Almost 40 years later, the donkey was used to represent not just Jackson, but a larger group of Democrats. In 1870, Thomas Nast, the German-born political cartoonist who gave us the versions of Santa Claus and Uncle Sam we know today, drew a cartoon for Harper’s Weekly titled “A Live Jackass Kicking a Dead Lion.” The donkey was a stand-in for “Copperhead Democrats” (the Northern Democrats that opposed the Civil War), and the lion represented Edwin M. Stanton, Abraham Lincoln’s recently deceased Secretary of War. Nast thought of the Copperheads as anti-Union and believed the Democratic press’s treatment of Stanton was disrespectful.

Nast’s donkey solidified an already established caricature in the minds of the American public, and the donkey was well on its way to being the instantly recognizable symbol of the Democratic Party.

But Nast wasn’t done leaving his impression on the future of political symbolism. Just four years after his “Live Jackass” doodle, Nast created another political cartoon which drew parallels to his earlier work.

Once more, Nast used an animal to represent a political party. This time, he set his sights on Republicans.

Nast knew that the Democrats would already be recognized by the donkey, which also represented liberal magazine “the Herald” and other leftist news sources. But he decided to use an elephant for Republicans. In “The Third Term Panic,” the Republican elephant was Nast’s own invention.

In the drawing, a donkey, dressed as a lion, terrorizes several zoo animals. One of those scared animals is the elephant, labeled “The Republican Vote.”

Mental Floss continues:

The cartoon, titled “The Third Term Panic,” showed a donkey (representing the Herald and the Democratic press) wearing a lion’s skin (labeled “Caesarism”) in order to frighten a group of animals. Among those animals are an elephant (labeled “Republican Vote” and awkwardly fleeing towards a pit labeled “Inflation” and “Chaos”) and a fox (labeled “Democrats” and backing away from the pit that the elephant is about to fall into).

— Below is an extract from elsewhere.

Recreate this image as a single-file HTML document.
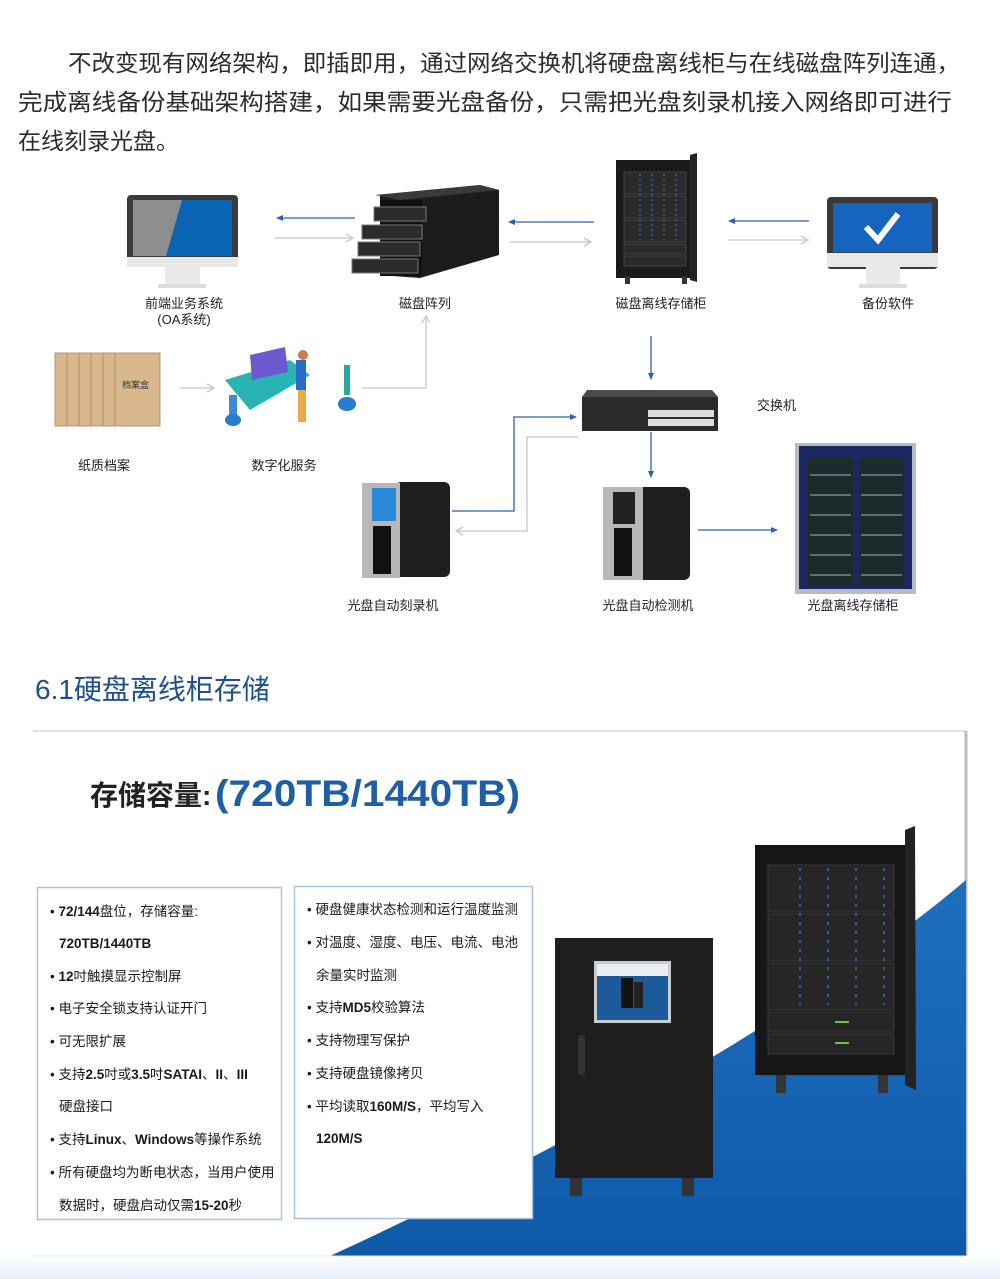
<!DOCTYPE html>
<html><head><meta charset="utf-8"><style>
html,body{margin:0;padding:0;background:#fff;}
svg{display:block}
text{font-family:"Liberation Sans","Noto Sans CJK SC",sans-serif;}
</style></head><body>
<svg width="1000" height="1279" viewBox="0 0 1000 1279" xmlns="http://www.w3.org/2000/svg">
<defs>
<marker id="ab" markerWidth="8" markerHeight="8" refX="6" refY="4" orient="auto" markerUnits="userSpaceOnUse"><path d="M0,1 L7,4 L0,7 z" fill="#2a62b8"/></marker>
<marker id="ag" markerWidth="10" markerHeight="10" refX="8" refY="5" orient="auto" markerUnits="userSpaceOnUse"><path d="M1,1 L8,5 L1,9" fill="none" stroke="#c8c8c8" stroke-width="1.3"/></marker>
<linearGradient id="bg" x1="0" y1="0" x2="0" y2="1"><stop offset="0" stop-color="#1f6fbf"/><stop offset="1" stop-color="#0e5aa8"/></linearGradient>
<linearGradient id="foot" x1="0" y1="0" x2="0" y2="1"><stop offset="0" stop-color="#fff"/><stop offset="1" stop-color="#e6eef8"/></linearGradient>
</defs>

<!-- paragraph -->
<g font-size="23" fill="#2b2b2b">
<text x="68" y="71" textLength="892" lengthAdjust="spacingAndGlyphs">不改变现有网络架构，即插即用，通过网络交换机将硬盘离线柜与在线磁盘阵列连通，</text>
<text x="18" y="110" textLength="934" lengthAdjust="spacingAndGlyphs">完成离线备份基础架构搭建，如果需要光盘备份，只需把光盘刻录机接入网络即可进行</text>
<text x="18" y="149">在线刻录光盘。</text>
</g>

<!-- OA monitor -->
<rect x="127" y="195" width="111" height="70" rx="4" fill="#3a3a3a"/>
<rect x="133" y="200" width="99" height="56" fill="#0a64b4"/>
<polygon points="133,200 182,200 166,256 133,256" fill="#8e8e8e"/>
<rect x="127" y="257" width="111" height="10" fill="#e8e8e8"/>
<rect x="165" y="267" width="35" height="18" fill="#eaeaea"/>
<rect x="158" y="284" width="48" height="4" fill="#dcdcdc"/>
<!-- backup monitor -->
<rect x="827" y="197" width="111" height="72" rx="4" fill="#3a3a3a"/>
<rect x="833" y="203" width="99" height="49" fill="#1565c0"/>
<path d="M866,227 L878,240 L898,214" fill="none" stroke="#fff" stroke-width="6"/>
<rect x="827" y="253" width="111" height="14" fill="#e8e8e8"/>
<rect x="866" y="267" width="34" height="18" fill="#eaeaea"/>
<rect x="859" y="284" width="48" height="4" fill="#dcdcdc"/>

<!-- disk array -->
<polygon points="380,195 480,185 499,190 499,255 420,278 380,275" fill="#1c1c1c"/>
<polygon points="375,195 480,185 499,190 400,200" fill="#3a3a3a"/>
<rect x="380" y="200" width="42" height="76" fill="#111"/>
<g fill="#2b2b2b" stroke="#777" stroke-width="1">
<rect x="374" y="207" width="52" height="14"/><rect x="362" y="225" width="60" height="14"/><rect x="358" y="242" width="62" height="14"/><rect x="352" y="259" width="66" height="14"/>
</g>
<!-- storage cabinet top -->
<rect x="616" y="160" width="80" height="118" fill="#1a1a1a"/>
<polygon points="690,155 697,153 697,282 690,280" fill="#222"/>
<g fill="#2a2a2a" stroke="#444"><rect x="624" y="172" width="62" height="22"/><rect x="624" y="196" width="62" height="22"/><rect x="624" y="220" width="62" height="22"/><rect x="624" y="244" width="62" height="10"/><rect x="624" y="256" width="62" height="10"/></g>
<g stroke="#2f6fd0" stroke-width="1.2" stroke-dasharray="2,3"><line x1="640" y1="174" x2="640" y2="240"/><line x1="652" y1="174" x2="652" y2="240"/><line x1="664" y1="174" x2="664" y2="240"/><line x1="676" y1="174" x2="676" y2="240"/></g>
<rect x="625" y="276" width="5" height="8" fill="#333"/><rect x="682" y="276" width="5" height="8" fill="#333"/>

<!-- top arrows -->
<g stroke-width="1.3" fill="none">
<line x1="355" y1="218" x2="277" y2="218" stroke="#2a62b8" marker-end="url(#ab)"/>
<line x1="275" y1="238" x2="353" y2="238" stroke="#c8c8c8" marker-end="url(#ag)"/>
<line x1="594" y1="222" x2="509" y2="222" stroke="#2a62b8" marker-end="url(#ab)"/>
<line x1="510" y1="242" x2="591" y2="242" stroke="#c8c8c8" marker-end="url(#ag)"/>
<line x1="809" y1="221" x2="729" y2="221" stroke="#2a62b8" marker-end="url(#ab)"/>
<line x1="728" y1="240" x2="808" y2="240" stroke="#c8c8c8" marker-end="url(#ag)"/>
</g>
<g font-size="13" fill="#222" text-anchor="middle">
<text x="184" y="308">前端业务系统</text><text x="184" y="324">(OA系统)</text>
<text x="425" y="308">磁盘阵列</text>
<text x="661" y="308">磁盘离线存储柜</text>
<text x="888" y="308">备份软件</text>
</g>

<!-- paper files -->
<g fill="#d9b88e" stroke="#a8875c" stroke-width="0.8">
<rect x="55" y="353" width="12" height="73"/><rect x="67" y="353" width="12" height="73"/><rect x="79" y="353" width="12" height="73"/><rect x="91" y="353" width="12" height="73"/><rect x="103" y="353" width="12" height="73"/>
<rect x="115" y="353" width="45" height="73"/>
</g>
<text x="122" y="388" font-size="9" fill="#333">档案盒</text>
<!-- digital service illus -->
<polygon points="225,380 290,360 310,375 250,410" fill="#28b3b5"/>
<polygon points="250,355 285,347 288,372 252,380" fill="#6a5acd"/>
<rect x="296" y="360" width="10" height="30" fill="#2a6ac8"/>
<rect x="298" y="390" width="8" height="32" fill="#e8a94a"/>
<circle cx="303" cy="355" r="5" fill="#d07a4a"/>
<rect x="229" y="395" width="8" height="25" fill="#3c8bd9"/><ellipse cx="233" cy="420" rx="8" ry="6" fill="#2a7ad0"/>
<rect x="344" y="365" width="6" height="30" fill="#2aa8a0"/><ellipse cx="347" cy="404" rx="9" ry="7" fill="#2a7ad0"/>
<line x1="180" y1="388" x2="214" y2="388" stroke="#c8c8c8" stroke-width="1.3" marker-end="url(#ag)"/>
<polyline points="362,388 426,388 426,316" fill="none" stroke="#c8c8c8" stroke-width="1.3" marker-end="url(#ag)"/>
<g font-size="13" fill="#222" text-anchor="middle"><text x="104" y="470">纸质档案</text><text x="284" y="470">数字化服务</text></g>

<!-- switch -->
<line x1="651" y1="336" x2="651" y2="379" stroke="#2a62b8" stroke-width="1.3" marker-end="url(#ab)"/>
<polygon points="587,390 712,390 718,397 582,397" fill="#4a4a4a"/>
<rect x="582" y="397" width="136" height="34" fill="#2b2b2b"/>
<g fill="#ddd"><rect x="648" y="410" width="66" height="7"/><rect x="648" y="419" width="66" height="7"/></g>
<text x="757" y="410" font-size="13" fill="#222">交换机</text>
<line x1="651" y1="432" x2="651" y2="477" stroke="#2a62b8" stroke-width="1.3" marker-end="url(#ab)"/>
<polyline points="452,511 514,511 514,417 576,417" fill="none" stroke="#2a62b8" stroke-width="1.3" marker-end="url(#ab)"/>
<polyline points="578,437 527,437 527,531 456,531" fill="none" stroke="#c8c8c8" stroke-width="1.3" marker-end="url(#ag)"/>

<!-- burner -->
<rect x="395" y="482" width="55" height="95" rx="6" fill="#1e1e1e"/>
<rect x="362" y="483" width="38" height="95" fill="#b8b8b8"/>
<rect x="372" y="488" width="24" height="33" fill="#2a8ad8"/>
<rect x="373" y="526" width="18" height="48" fill="#111"/>
<!-- checker -->
<rect x="638" y="487" width="52" height="93" rx="6" fill="#1e1e1e"/>
<rect x="603" y="487" width="40" height="93" fill="#b8b8b8"/>
<rect x="613" y="492" width="22" height="32" fill="#222"/>
<rect x="614" y="528" width="18" height="48" fill="#111"/>
<line x1="698" y1="530" x2="777" y2="530" stroke="#2a62b8" stroke-width="1.3" marker-end="url(#ab)"/>
<!-- optical cabinet -->
<rect x="795" y="443" width="121" height="151" fill="#b5bcc6"/>
<rect x="799" y="446" width="113" height="143" fill="#1a2760"/>
<rect x="808" y="458" width="45" height="127" fill="#1c2a2a"/><rect x="859" y="458" width="45" height="127" fill="#1c2a2a"/>
<g stroke="#8a9a9a" stroke-width="1.2">
<line x1="810" y1="475" x2="851" y2="475"/><line x1="861" y1="475" x2="902" y2="475"/>
<line x1="810" y1="495" x2="851" y2="495"/><line x1="861" y1="495" x2="902" y2="495"/>
<line x1="810" y1="515" x2="851" y2="515"/><line x1="861" y1="515" x2="902" y2="515"/>
<line x1="810" y1="535" x2="851" y2="535"/><line x1="861" y1="535" x2="902" y2="535"/>
<line x1="810" y1="555" x2="851" y2="555"/><line x1="861" y1="555" x2="902" y2="555"/>
<line x1="810" y1="575" x2="851" y2="575"/><line x1="861" y1="575" x2="902" y2="575"/>
</g>
<g font-size="13" fill="#222" text-anchor="middle"><text x="393" y="610">光盘自动刻录机</text><text x="648" y="610">光盘自动检测机</text><text x="853" y="610">光盘离线存储柜</text></g>

<!-- section 6.1 -->
<text x="35" y="699" font-size="28" fill="#1f4f8f" font-family="'Liberation Serif','Noto Serif CJK SC',serif">6.1硬盘离线柜存储</text>
<rect x="0" y="1255" width="1000" height="24" fill="url(#foot)"/>
<line x1="33" y1="731" x2="966" y2="731" stroke="#e2e2e2" stroke-width="2"/>
<line x1="966" y1="731" x2="966" y2="1256" stroke="#bdbdbd" stroke-width="3"/>
<path d="M330,1256 C560,1150 800,1020 966,880 L966,1256 Z" fill="url(#bg)"/>
<line x1="33" y1="1256" x2="966" y2="1256" stroke="#e8e8e8" stroke-width="1"/>

<text x="90" y="805" font-size="28" font-weight="bold" fill="#222" font-family="'Liberation Sans','Noto Sans CJK SC',sans-serif">存储容量:</text>
<text x="215" y="806" font-size="37" font-weight="bold" fill="#1f5fa8" textLength="305" lengthAdjust="spacingAndGlyphs">(720TB/1440TB)</text>

<rect x="37.5" y="887.5" width="244" height="332" fill="#fff" stroke="#a9c2e6" stroke-width="1.5"/>
<rect x="294.5" y="886.5" width="238" height="332" fill="#fff" stroke="#a9c2e6" stroke-width="1.5"/>
<g font-size="13.5" fill="#1a1a1a">
<text x="50" y="916">• <tspan font-weight="bold">72/144</tspan>盘位，存储容量:</text>
<text x="59" y="948" font-weight="bold">720TB/1440TB</text>
<text x="50" y="981">• <tspan font-weight="bold">12</tspan>吋触摸显示控制屏</text>
<text x="50" y="1013">• 电子安全锁支持认证开门</text>
<text x="50" y="1046">• 可无限扩展</text>
<text x="50" y="1079">• 支持<tspan font-weight="bold">2.5</tspan>吋或<tspan font-weight="bold">3.5</tspan>吋<tspan font-weight="bold">SATAI</tspan>、<tspan font-weight="bold">II</tspan>、<tspan font-weight="bold">III</tspan></text>
<text x="59" y="1111">硬盘接口</text>
<text x="50" y="1144">• 支持<tspan font-weight="bold">Linux</tspan>、<tspan font-weight="bold">Windows</tspan>等操作系统</text>
<text x="50" y="1177">• 所有硬盘均为断电状态，当用户使用</text>
<text x="59" y="1210">数据时，硬盘启动仅需<tspan font-weight="bold">15-20</tspan>秒</text>
<text x="307" y="914">• 硬盘健康状态检测和运行温度监测</text>
<text x="307" y="947">• 对温度、湿度、电压、电流、电池</text>
<text x="316" y="980">余量实时监测</text>
<text x="307" y="1012">• 支持<tspan font-weight="bold">MD5</tspan>校验算法</text>
<text x="307" y="1045">• 支持物理写保护</text>
<text x="307" y="1078">• 支持硬盘镜像拷贝</text>
<text x="307" y="1111">• 平均读取<tspan font-weight="bold">160M/S</tspan>，平均写入</text>
<text x="316" y="1143" font-weight="bold">120M/S</text>
</g>

<!-- small cabinet -->
<rect x="555" y="938" width="158" height="240" fill="#1e1e1e"/>
<rect x="594" y="961" width="77" height="62" fill="#ccc"/>
<rect x="597" y="964" width="71" height="56" fill="#1c5a9a"/>
<rect x="597" y="964" width="71" height="12" fill="#e8eef4"/>
<rect x="621" y="978" width="12" height="30" fill="#111"/><rect x="634" y="982" width="9" height="26" fill="#222"/>
<rect x="578" y="1035" width="7" height="40" rx="3" fill="#333"/>
<g fill="#333"><rect x="570" y="1178" width="12" height="18"/><rect x="682" y="1178" width="12" height="18"/></g>
<!-- big cabinet -->
<rect x="755" y="845" width="152" height="230" fill="#161616"/>
<polygon points="905,830 915,826 916,1090 905,1085" fill="#222"/>
<g fill="#262626" stroke="#3a3a3a"><rect x="768" y="865" width="126" height="47"/><rect x="768" y="914" width="126" height="47"/><rect x="768" y="963" width="126" height="47"/><rect x="768" y="1012" width="126" height="20"/><rect x="768" y="1034" width="126" height="20"/></g>
<g stroke="#2f6fd0" stroke-width="1.5" stroke-dasharray="3,6">
<line x1="800" y1="868" x2="800" y2="1005"/><line x1="828" y1="868" x2="828" y2="1005"/><line x1="856" y1="868" x2="856" y2="1005"/><line x1="884" y1="868" x2="884" y2="1005"/>
</g>
<g fill="#6c3"><rect x="835" y="1021" width="14" height="2"/><rect x="835" y="1042" width="14" height="2"/></g>
<g fill="#333"><rect x="776" y="1075" width="10" height="18"/><rect x="878" y="1075" width="10" height="18"/></g>
</svg>
</body></html>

After Republicans lost the House of Representatives that November, Nast used the elephant once more, caught and demobilized by the donkey’s trap.

Nast was obviously a Republican, but he was frustrated with Democratic press scare tactics influencing election outcomes.

Nast used his cartoons to criticize leftist media for scaring American voters into voting Democrat. The issues Nast wanted to bring to the public eye are still of great importance today, in a country where Nast’s lasting impact is easily seen.